Morning light in Swakopmund is silver. It comes through the curtains diffused by fog, and the room takes on a quality that's almost underwater — those blue walls deepening, the white sheets luminous. You lie there for a moment longer than you should, aware that the breakfast room is open and that you are, frankly, starving. The drive from Windhoek empties you out in a way that only desert driving can.

It is not trying to compete with the desert. It is trying to be the place you return to after the desert has had its way with you.

Breakfast is where The Delight quietly overdelivers. There's a spread that leans into both the German and the Namibian — cold cuts alongside fresh tropical fruit, good coffee that's actually hot, pastries that suggest someone in the kitchen wakes up early and cares. I'll confess I went back for a third plate of fruit and felt no shame. There's a particular pleasure in eating well before a day of sandboarding or kayaking with seals, knowing you've built a foundation that will hold.

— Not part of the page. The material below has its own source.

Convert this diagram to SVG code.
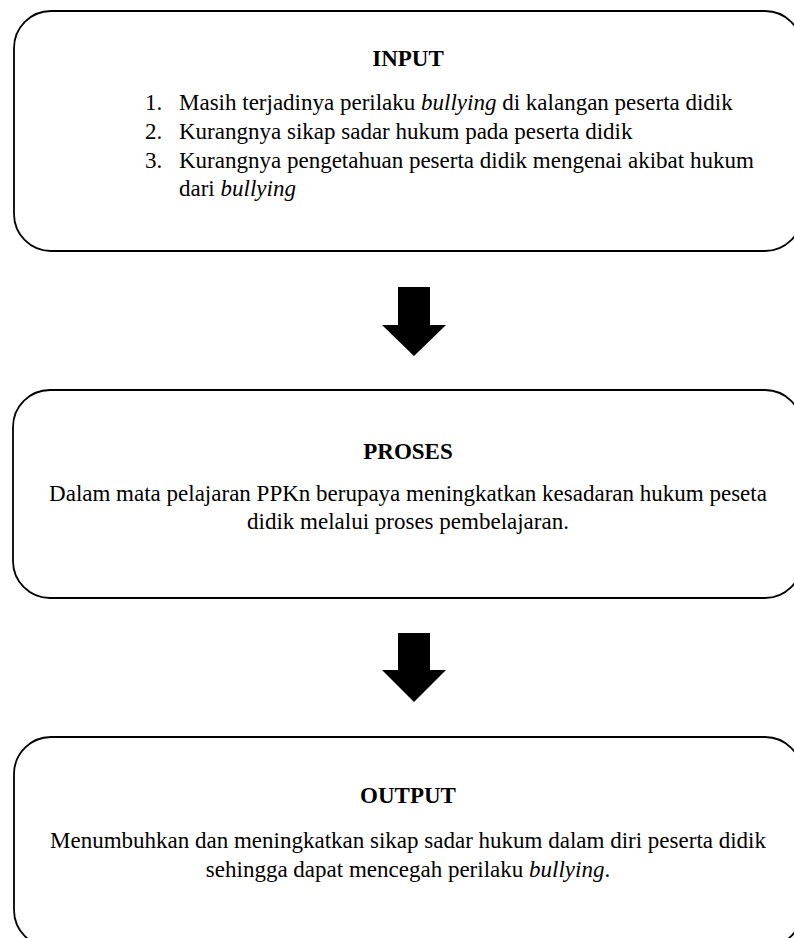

If I'm honest, the hallways have a slight conference-hotel energy — functional carpet, evenly spaced doors, the occasional fire extinguisher breaking the rhythm. And the location, while central, means you hear the town: cars, the occasional bar crowd on a Friday, the wind that never quite stops. If you need silence to sleep, bring earplugs. But these are the trade-offs of being in the middle of things, and being in the middle of Swakopmund is the entire point. You walk out the door and you're in it — the fog, the fish-and-chips shops, the surreal sight of German Fachwerk buildings standing against a sky that belongs to the Namib.

What the hotel understands, and what so many places in tourist-heavy Namibian towns don't, is proportion. It gives you enough — enough comfort, enough style, enough breakfast — without tipping into the overwrought. The staff move with a calm friendliness that feels genuine rather than trained. Someone remembers your room number. Someone asks if you found the dunes. It is not trying to compete with the desert. It is trying to be the place you return to after the desert has had its way with you.

What Stays

Days later, driving north toward Damaraland, what comes back is not a single amenity but a color. That blue. The way it held the room together like a mood, the way it made the white sheets look like clouds against a twilight sky. You think about the morning fog pressing against the window and the strange luxury of being cold in Africa.

This is for the traveler who wants a real base in Swakopmund — not a resort that insulates you from the town, but a room with personality that sends you out into it. It is not for anyone who needs a pool, a spa, or the kind of hush that only isolation provides. Rooms start around $134 a night, which in this town, for this much character, feels like a fair deal.

Somewhere in Swakopmund right now, the fog is rolling in, and a room the color of the Atlantic is waiting for someone to push open the door and stand there, just for a second, before the desert calls them back out.